Probabilmente consapevole di aver commesso un errore mediatico serio con lo stillicidio delle nomine, subito dopo l’insediamento al Campidoglio, Virginia Raggi ha sostituito tempestivamente l’amministratore unico di Atac. Ha garantito alcune decisioni importanti, come quella sugli stipendi d’oro, a strettissimo giro e, a porte chiuse, avrebbe anche detto che all’origine della crisi c’è il fatto che «diamo fastidio ai poteri forti».

Ma lo ha affermato solo di fronte alla giunta, mentre secondo la versione ufficiale, e del tutto incredibile, tutto, come in una demenziale catena di sant’Antonio, è dipeso dalla scelta di revocare l’incarico di capo di gabinetto a Carla Romana Raineri, non per questioni politiche ma su spinta dell’Anac. Le altre dimissioni sono state conseguenti, e si sono per coincidenza intrecciate con quelle dei vertici Atac, dovute invece a non sufficientemente chiarite divergenze con la sindaca e l’assessora ai trasporti Linda Meleo. E’ un alibi fragile che induce una sensazione di opacità opposta quel che l’M5S ha sempre promesso: la massima trasparenza.

In queste tenebre fioriscono interpretazioni poco lusinghiere: lo scontro di potere nel Movimento e quello interno alla Giunta. Tutte ipotesi probabilmente parzialmente vere ma che, messe così, somigliano a un giochino di potere degno della Dc nei suoi momenti peggiori. Resta oscuro e anzi neppure nominato il punto chiave: su cosa le “squadre” si sono scontrate, quali sono state le opzioni di merito rivelatesi inconciliabili. Pare evidente, data la sincronia perfetta tra le dimissioni, anzi le defenestrazioni, degli assessori e quelle dei vertici Atac e Ama, che il nodo sta proprio lì: nella situazione disastrosa delle due partecipate responsabili delle voci che buona parte dei romani mette in testa alla lista delle emergenze, i rifiuti e i trasporti.

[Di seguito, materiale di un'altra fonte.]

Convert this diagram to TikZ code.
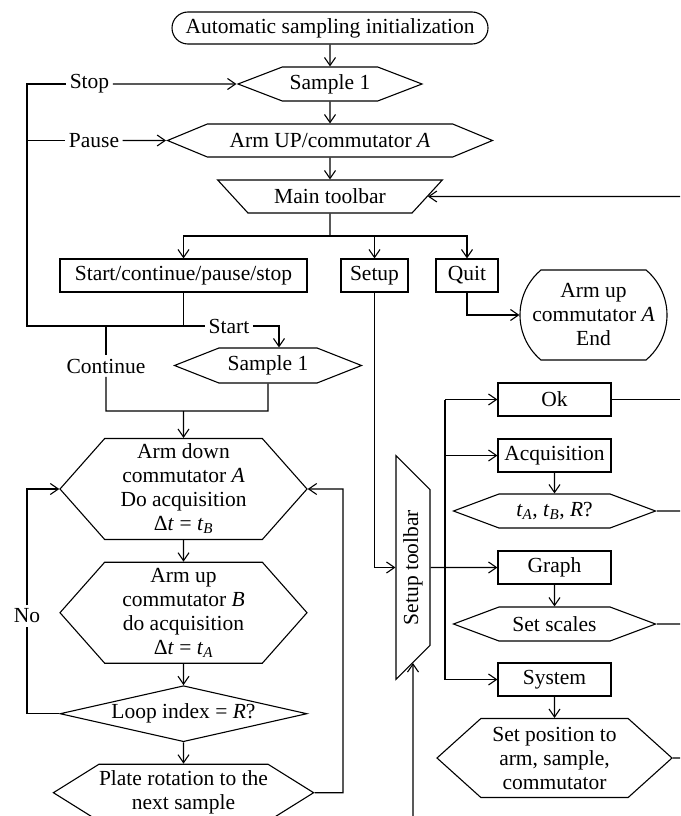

Che sul fronte dei rifiuti sia in atto una guerra spietata ma sotterranea pare evidente. Manlio Cerroni, il “Supremo”, signore della spazzatura in mezzo mondo, ha visto la sua ciclopica Malagrotta meritoriamente chiusa dall’ex sindaco Ignazio Marino. Però ha mantenuto il controllo degli impianti del Tmb, Trattamento meccanico-biologico, quelli che separano l’umido dal secco e il riciclabile dal non riciclabile: in concreto la base stessa della gestione dei rifiuti. Cerroni li ha usati palesemente per preparare la controffensiva. Sin dai tempi non lontani della giunta Marino i Tmb hanno funzionato a rilento, si sono guastati con frequenza sconcertante, hanno richiesto tempi abnormi per le riparazioni. Il risultato lo hanno visto tutti solo a passare di fronte a un cassonetto della Capitale.

Il trasferimento all’estero dei rifiuti, del quale si sarebbe dovuta occupare la ditta tedesca Enki che aveva vinto l’appalto nel febbraio scorso, si è bloccato, non si sa perché, in Regione, e in questo caso il risultato è stata la crisi di luglio, nella quale Cerroni è tornato in scena alla grande. Tra gli incontri segreti col Supremo degli esponenti a 5 stelle e le pressioni dell’assessora all’ambiente Paola Muraro, l’ipotesi era quella di affidare la faccenda al tritovagliatore di Rocca Cencia, che fa più o meno le stesse cose degli impianti Tmb ma a differenza di quelli non a prezzo fissato in anticipo dalle tabelle regionali. La crisi costruita ad arte di luglio è stata risolta con successo dalla sindaca, ma è evidente che la partita non è affatto chiusa, e anzi proprio questa era la priorità sulla quale si muovevano in tandem l’assessore al Bilancio Marcello Minenna e l’amministratore Ama Alessandro Solidoro, prima delle loro dimissioni arrivate giovedì.
Il conflitto con i vertici Atac, a sua volta, è stato provocato da diversi motivi, ma quello principale è senza dubbio la bocciatura sul piano industriale dei vertici dell’azienda, fondato sulla dismissione di una parte del patrimonio, appunto bocciata dalla sindaca Virginia Raggi.

Con ogni probabilità i conflitti a Roma non sono dipesi solo da un vuoto e desolante scontro di potere tra un assessore al Bilancio troppo potente e una sindaca che giustamente ci tiene a essere padrona in casa propria, ma da diverse opzioni strategiche, e probabilmente anche dal conflitto tra diversi e potenti interessi in campo, a fronte di emergenze gravissime. Virginia Raggi avrebbe tutto l’interesse a dirlo chiaramente. A porte aperte.